会社のホームページや会社案内には立派な経営理念が謳われていても具体的な行動規範も指針もなく、社長が抽象的な精神論で自己満足で終わっているのであれば社員が一体感を持って仕事に向き合っているとは言えない状況でしょう。
ここまで読まれて、なんだアラ探しかと思われるかもしれませんがこれは立派な観察です。アラ探しなら誰でもできますが、頭角を現す人かどうかの違いはここから先です。
頭角を現す人は何に注意しているのか
課題を感じ取ってもいきなり社長に直談判などはもちろんしません。社内に蔓延る課題は社長含めてその会社にいる人たちがすでに感じ取っていることです。入社して日が浅い者が正論を吐いたところで誰も耳を傾けてくれません。
先ずは自分に与えられた業務、役割を期待以上にこなすこと。これに尽きます。日々の仕事を十分にこなすことなく周囲から信頼を得ることはできません。新しい職場の環境やルールに慣れず、すぐさま圧倒的な成果を出すことはできない場合にはしばらくは辛抱の期間が必要となりますが、頭角を現す人はそんな時間すら楽しむことが出来ます。
そして、期待以上の仕事ができるようになってはじめて適切な上長に相談という形で提案します。この段階であらかた人間関係も把握できているでしょうから癖の強い「俺は聞いていない」と臍を曲げる人物にも根回しができていると思います。
例えば、社員教育に課題を感じていて、マニュアル類が全くないようなら自分に作らせてもらえないかといった提案。マニュアル作りなど誰もやりたがらない業務ですし、新人だからこそ最新のルールに基づいて作れますから比較的すんなりその提案は通るかもしれません。
営業マンなら営業プロセスで潜在的失注をしている、機会損失をしている仮説を立てて検証対策をアイデアとして提案してみる、などです。
要は今まで誰も手をつけず放置されてきた課題を上長、同僚のメンツも潰さずに自ら引き受けてしまう訳ですが、ここではあくまで皆のためになることを積極的に引き受けたいというスタンスが大切です。

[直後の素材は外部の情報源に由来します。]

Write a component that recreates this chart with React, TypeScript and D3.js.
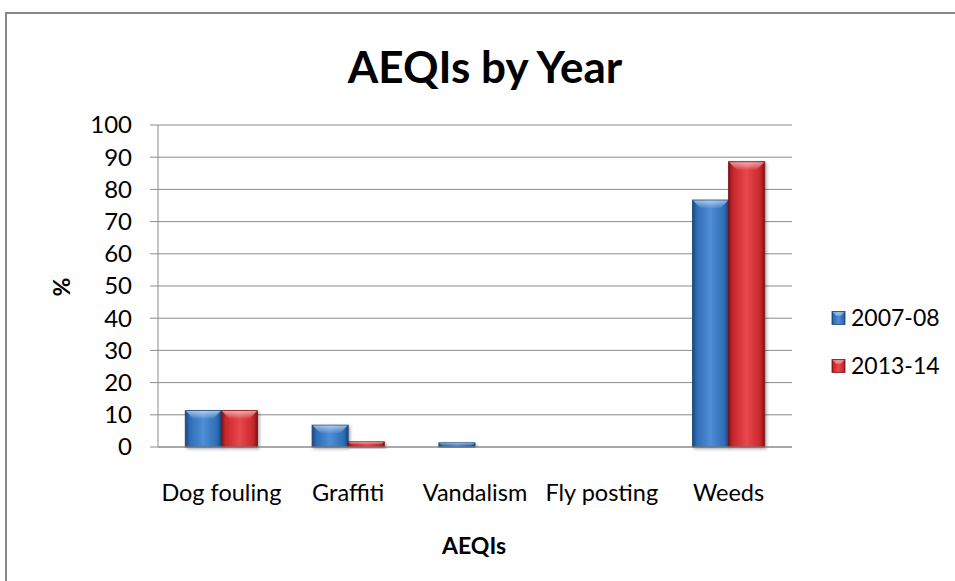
import React from "react";
import * as d3 from "d3";

const categories = ["Dog fouling", "Graffiti", "Vandalism", "Fly posting", "Weeds"];
const seriesNames = ["2007-08", "2013-14"];
const values2007 = [11.3, 6.8, 1.3, 0, 76.7];
const values2013 = [11.3, 1.6, 0, 0, 88.6];
const yTicks = [0, 10, 20, 30, 40, 50, 60, 70, 80, 90, 100];

const W = 955;
const H = 581;
const plot = { left: 158, right: 792, top: 125, bottom: 447 };
const font = "Lato, 'Open Sans', sans-serif";

const colors = [
  { light: "#4F8DD6", mid: "#2E6DB6", dark: "#1B4679" },
  { light: "#E8474B", mid: "#C8272C", dark: "#7E1417" },
];

export default function App() {
  const x0 = d3.scaleBand<string>().domain(categories).range([plot.left, plot.right]).paddingInner(0.43).paddingOuter(0.215);
  const x1 = d3.scaleBand<string>().domain(seriesNames).range([0, x0.bandwidth()]);
  const y = d3.scaleLinear().domain([0, 100]).range([plot.bottom, plot.top]);
  const data = [values2007, values2013];

  return (
    <svg width={W} height={H} style={{ position: "absolute", left: 0, top: 0, background: "#fff" }}>
      <defs>
        {colors.map((c, i) => (
          <linearGradient key={i} id={`g${i}`} x1="0" y1="0" x2="1" y2="0">
            <stop offset="0" stopColor={c.dark} />
            <stop offset="0.12" stopColor={c.mid} />
            <stop offset="0.5" stopColor={c.light} />
            <stop offset="0.88" stopColor={c.mid} />
            <stop offset="1" stopColor={c.dark} />
          </linearGradient>
        ))}
        {colors.map((c, i) => (
          <linearGradient key={"t" + i} id={`t${i}`} x1="0" y1="0" x2="0" y2="1">
            <stop offset="0" stopColor="#fff" stopOpacity="0.55" />
            <stop offset="1" stopColor="#fff" stopOpacity="0.05" />
          </linearGradient>
        ))}
        <filter id="sh" x="-20%" y="-20%" width="140%" height="140%">
          <feDropShadow dx="1.5" dy="1.5" stdDeviation="1.5" floodColor="#000" floodOpacity="0.35" />
        </filter>
      </defs>
      <rect x={6} y={13} width={W + 20} height={H + 20} fill="#fff" stroke="#868686" strokeWidth={2} />
      <text x={485} y={83} textAnchor="middle" fontFamily={font} fontWeight="bold" fontSize={44} fill="#000">
        AEQIs by Year
      </text>
      {yTicks.map((t) => (
        <g key={t}>
          <line x1={plot.left - 8} x2={plot.right} y1={y(t)} y2={y(t)} stroke="#8c8c8c" strokeWidth={1} />
          <text x={plot.left - 26} y={y(t)} dy="0.35em" textAnchor="end" fontFamily={font} fontSize={24} fill="#000">
            {t}
          </text>
        </g>
      ))}
      <line x1={plot.left} x2={plot.left} y1={plot.top} y2={plot.bottom} stroke="#8c8c8c" strokeWidth={1} />
      {categories.map((cat, ci) =>
        data.map((vals, si) => {
          const v = vals[ci];
          if (v <= 0) return null;
          const bx = (x0(cat) as number) + (x1(seriesNames[si]) as number);
          const bw = x1.bandwidth();
          const by = y(v);
          const bh = y(0) - by;
          const bev = Math.min(8, bh / 2);
          return (
            <g key={cat + si} filter="url(#sh)">
              <rect x={bx} y={by} width={bw} height={bh} fill={`url(#g${si})`} stroke={colors[si].dark} strokeWidth={0.8} />
              <polygon
                points={`${bx + 0.5},${by + 0.5} ${bx + bw - 0.5},${by + 0.5} ${bx + bw - bev},${by + bev} ${bx + bev},${by + bev}`}
                fill={`url(#t${si})`}
              />
            </g>
          );
        })
      )}
      <line x1={plot.left} x2={plot.right} y1={plot.bottom} y2={plot.bottom} stroke="#8c8c8c" strokeWidth={1} />
      {categories.map((cat) => (
        <text key={cat} x={(x0(cat) as number) + x0.bandwidth() / 2} y={501} textAnchor="middle" fontFamily={font} fontSize={23.5} fill="#000">
          {cat}
        </text>
      ))}
      <text x={474} y={554} textAnchor="middle" fontFamily={font} fontWeight="bold" fontSize={23} fill="#000">
        AEQIs
      </text>
      <text transform={`translate(62,287) rotate(-90)`} textAnchor="middle" dy="0.35em" fontFamily={font} fontWeight="bold" fontSize={23} fill="#000">
        %
      </text>
      {seriesNames.map((s, i) => (
        <g key={s} transform={`translate(832,${318 + i * 48})`}>
          <rect x={0} y={-6.5} width={13} height={13} fill={`url(#g${i})`} stroke={colors[i].dark} strokeWidth={0.8} />
          <polygon points="0.5,-6 12.5,-6 9,-2.5 4,-2.5" fill="#fff" fillOpacity={0.4} />
          <text x={19} y={0} dy="0.35em" fontFamily={font} fontSize={23} fill="#000">
            {s}
          </text>
        </g>
      ))}
    </svg>
  );
}
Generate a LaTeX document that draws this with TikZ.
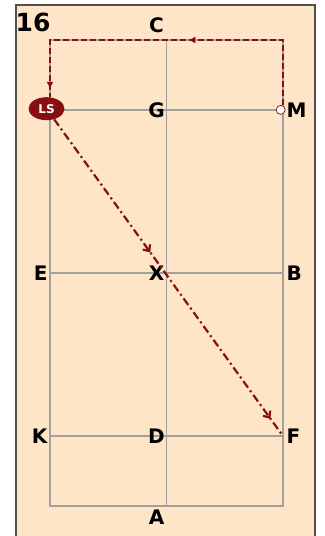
\documentclass[tikz,border=0pt]{standalone}
\usepackage{fontspec}
\setmainfont{DejaVu Sans}
\usetikzlibrary{arrows.meta, shapes.geometric, decorations.markings}

\definecolor{sand}{RGB}{255,229,200}
\definecolor{wine}{RGB}{135,15,15}
\definecolor{rail}{RGB}{160,160,160}
\definecolor{edge}{RGB}{80,80,80}

\tikzset{
  letter/.style={font=\bfseries\fontsize{20}{20}\selectfont, inner sep=0pt},
  track/.style={rail, line width=1.8pt},
  route/.style={wine, line width=2.2pt, dash pattern=on 6pt off 3pt,
    decoration={markings,
      mark=at position 0.45 with {\arrow{Latex[length=7pt,width=7pt]}},
      mark=at position -8pt with {\arrow{Latex[length=7pt,width=7pt]}}},
    postaction={decorate}},
  drill/.style={wine, line width=2.2pt, dash pattern=on 8pt off 3.5pt on 2pt off 3.5pt,
    decoration={markings,
      mark=at position 0.42 with {\arrow{Straight Barb[length=5pt,width=9pt]}},
      mark=at position 0.945 with {\arrow{Straight Barb[length=5pt,width=9pt]}}},
    postaction={decorate}}
}

\begin{document}
\begin{tikzpicture}[x=11.65pt, y=11.65pt]
  \useasboundingbox (-4.292,-2.575) rectangle (23.519,43.43);
  \fill[sand] (-2.918,-3) rectangle (22.747,43.0);
  \draw[edge, line width=1.6pt] (-2.918,-3) -- (-2.918,43.0) -- (22.747,43.0) -- (22.747,-3);

  % arena
  \draw[track] (0,0) rectangle (20,40);
  \draw[track] (10,0) -- (10,40);
  \foreach \y in {6,20,34}
    \draw[track] (0,\y) -- (20,\y);

  \node[font=\bfseries\fontsize{25}{25}\selectfont, inner sep=0pt] (num) at (-1.45,41.5) {16};

  \node[letter] (C) at (9.14,41.3) {C};
  \node[letter] (G) at (9.14,34) {G};
  \node[letter] (X) at (9.14,20) {X};
  \node[letter] (D) at (9.14,6) {D};
  \node[letter] (A) at (9.14,-1.0) {A};
  \node[letter, anchor=east] (E) at (-0.2,20) {E};
  \node[letter, anchor=east] (K) at (-0.2,6) {K};
  \node[letter, anchor=west] (B) at (20.3,20) {B};
  \node[letter, anchor=west] (F) at (20.3,6) {F};
  \node[letter, anchor=west] (M) at (20.3,34) {M};

  \node[ellipse, fill=wine, text=white, minimum width=36pt, minimum height=23pt, inner sep=0pt,
    font=\bfseries\fontsize{12}{12}\selectfont] (LS) at (-0.3,34.1) {LS};
  \node[circle, fill=white, draw=wine, line width=0.7pt, minimum size=9pt, inner sep=0pt] (Mdot) at (19.8,34) {};

  \coordinate (cm) at (20,40);
  \coordinate (ck) at (0,40);
  \coordinate (fpt) at (20,6);

  \draw[route] (cm |- Mdot.north) -- (cm) -- (ck) -- (ck |- LS.north);
  \draw[drill] (LS) -- (fpt);
\end{tikzpicture}
\end{document}
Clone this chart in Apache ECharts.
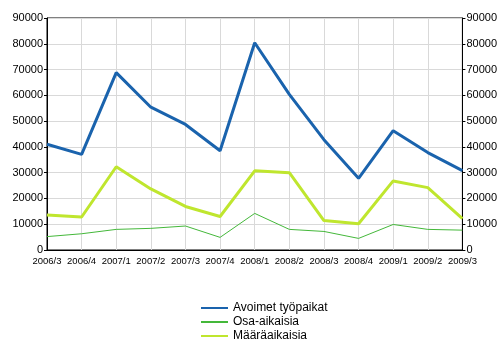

入社してすぐに社内の味方や理解者もいない状況で会社の大改革のようなことを一人で始めたら総スカンを受けます。
そうならないように周囲に気を配りながら、小さな取り組みを少しずつ積み上げていくことで、困りごとが起きるたびに彼なら気持ちよく引き受けてくれるだろうという周囲の期待や信頼、評価に繋がっていきます。
もちろん、安請け合いはよくありませんし、自分の本来の役割を放棄してやるのではなく、自分の仕事をしっかりやり切ったうえでのプラスアルファなので本人には相応の負荷はかかります。
ただ頭角を現す人はそんな一時的な負荷など苦にはしません。
逆に、社歴が長く、自らの専門性に自負があっても一段階上のステージで仕事ができない人はその状況をあえて選択しているか、目線が低いか、一段階上に行く方法を知らないだけです。
頭角を現す人はどんなマインドの持ち主なのか
誤解がないよう申し添えると、必ずしも頭角を現す人=野心家ではありません。誰もやらないなら自分が手を挙げる。何かの縁で働くことになった職場なら陰で不満を漏らすより、今よりずっと良い職場になって欲しいと誰よりも強く願い、行動する人。それが頭角を現す人の資質とも言えるでしょう。違う言い方をすれば調和、利他の人です。
ただ、もちろん全てが上手くいくとは限りません。正しいと思われる取り組みであっても抵抗する人、足を引っ張る人、社内のリソースが足りなさ過ぎて頓挫することもあるでしょう。それゆえ、メンタル的には楽観的でタフである傾向が強いと思います。
前職で培った圧倒的な知識、経験を披露することで目立つタイプの人も世の中にはいますが、妬まれやすく敵を作りがちな傾向にあります。短期的には上長の覚えが良くても、案外こういうタイプの人は我が強く、気遣いができずに他人と衝突したりするものですから、能力が多少高くても自己顕示欲が強いタイプだといずれ社内で浮いた存在になるでしょう。
頭角を現す人は別の角度から考えればしたたかな一面もあるかもしれませんが、正論を述べるだけでは人は動かないことも熟知しているのでいわば静かな戦略を用いることに長けているとも言えます。
人間は感情の生き物ですから、直線的な行動ばかりでは求めたい成果は出しづらいものです。迂遠なように見えて、最短の道を歩む人、それが頭角を現す人の最大の特徴と言えるかもしれません。
最後までお読みいただきありがとうございます。